Sunday, January 24, 2010

Horse Sense:Can a Horse Problem Solve?

Stephen Budiansky's book The Nature of Horses delves into many areas of horse behavior and learning. In the previous post, Is Your Horse as Smart as a Guinea Pig, I touched on the horses ability of "learning to learn". We learned that consistency is crucial for horses mental well being and the reasons why.

Using the maze again to study how well a horse could actually problem solve , the studies that Budiansky writes about discovered one thing that most people have already known for years; Horses have excellent memories once something is learned, good or bad. In terms of real problem solving, surprisingly, they did not rank too well. Some of the species that did rank high in some of the tests that were done were dogs, raccoons, money and most carnivores (not sure what the correlation might be here but maybe part of the survival instincts necessary to catch elusive prey?)
Instead, what was confirmed was that horses are exceptionally good at making associations. I guess that makes sense;

I open the creaky door to the feed room shed, ears are perked up. I open the creaky door to the tack shed.. no response.

Our horses even know the sound of our truck coming back with the trailer from a day of riding, as opposed to the thousand other diesel trucks that go by… I guess Pavlov knew what he was talking about after all.

The book states that ability to make associations with actions or events relates to one thing; survival. Learning to move away from the dominant horse when his ears are laid back might be the difference between being able to continue to be able bodied or get injured…a kick is an unpleasant consequence.

So this begs the question of whether ability to learn coincides with the ability to be trained. The bottom line as Budiansky notes was simply this: "that much can be accomplished in training by ignoring incorrect responses". "A response to a stimulus that in neither rewarded not punished tends to disappear of it own accord".

This makes sense but I can't help but feel he missed something important. Budainsky discusses the scenario of when a trainer or rider is working with a horse who is shying at some imaginary object or , one corner of the arena, for example... The best way to deal with this , he says is to ignore it. Attempting to correct it through punishment may turn it into a bigger issue and sometimes even reward it. I would agree with that in most cases. As endurance riders teaching our horses to approach objects that look scary, cross water, go over bridges, etc is part of the job and we spend alot of time working our horses through these things so that in time they can approach things with confidence. What he doesn't mention though is what is the rider is doing with their own body; breath, seat, hands, legs, to reinforce the horse reacting. Often times, if a horse is spooking at the same place and the rider is anticipating this, the rider is subconsciously telling the horse with tension in the riders body, that there is something coming up that is going to be scary....9 times out of 10, the horse is going to be scared and respond in an unfavorable way.
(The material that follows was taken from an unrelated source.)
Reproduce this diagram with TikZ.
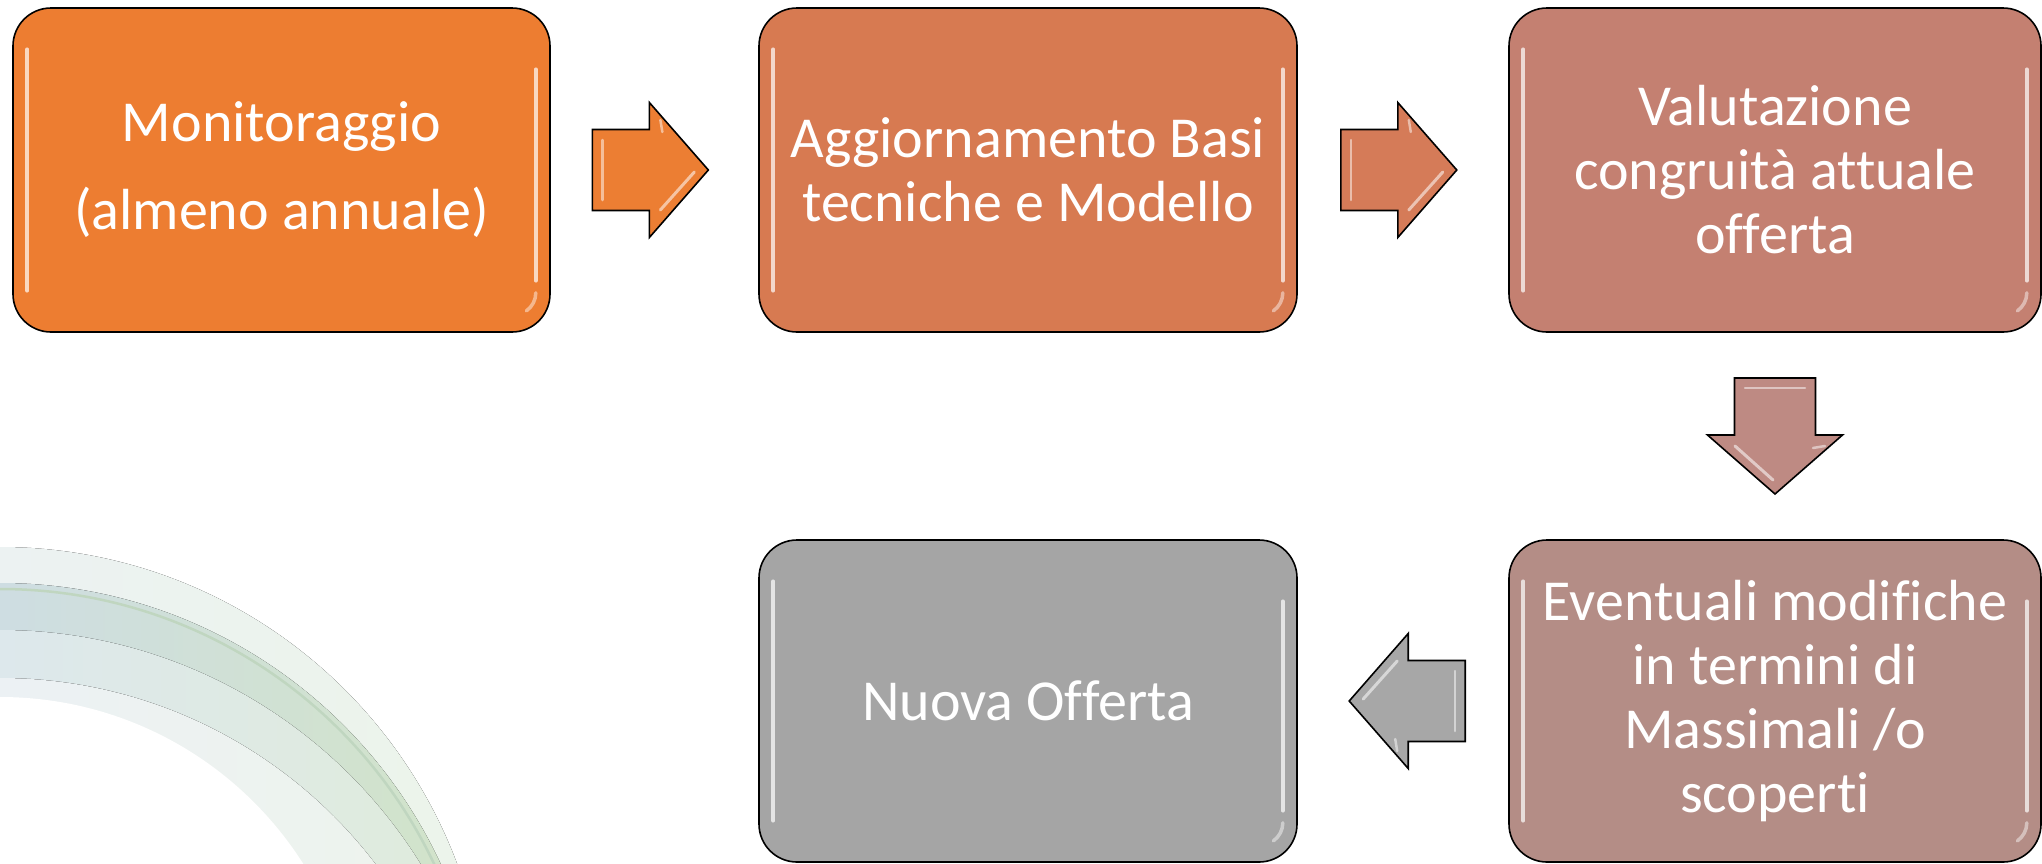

Most times, we may not even be conscious of what our bodies are doing but our horse is sensing it.. after all, they do feel flies...


So what do you think? Is it simple associations or do horse reason and problem solve? I have to admit, my gelding Rebel puts wide gaping holes in the research with his antics that Budiansky writes of. Share some of your experiences with your horses.



Next and Last Post in Horse Sense : Does Learning ability Correlate with Certain Personality Traits?

2 comments:

Catherine said...

Interesting stuff Jonna. Again I think there is a range of intelligence in horses as well as trainability. I do believe they are conditioned response animals but I've seen ability to problem solve and "think through" a situation and it makes me wonder. I had a gelding that could open the latches on the stall doors. That in itself isn't outstanding--known several horses who could do that--but he also opened the caribiner I put through the latch. Not once, three times! After that I put a scissors clasp there instead and he could not figure how to open this. I couldn't believe it and tried to imagine how he had managed to figure out a caribiner. THis same horse was fascinated by clicker training (one of my "phases" of trying different methods--lol) ONLY UNTIL he figured out the association. Then it appeared to bore him. I trained him to retrieve but once he mastered the trick he tired of it and wasn't even motivated by food reward. It seemed suspiciously like he could actually think through the situation rather then just respond to stimuli and make associations. I don't know any of this for sure, of course, but it gave me much food for thought on the subject. This horse, interestingly, was not highly trainable (in my opinion) because he had so many of his own ideas. But he sure was alot of fun to watch and relate to!

Jonna said...

I agree, I have a couple that do some things that really make me wonder. I have also found that as well, those that are masters of trickery tend to be very strong minded of their own ideas.. and have been some of the more difficult ones to train.thanks for sharing.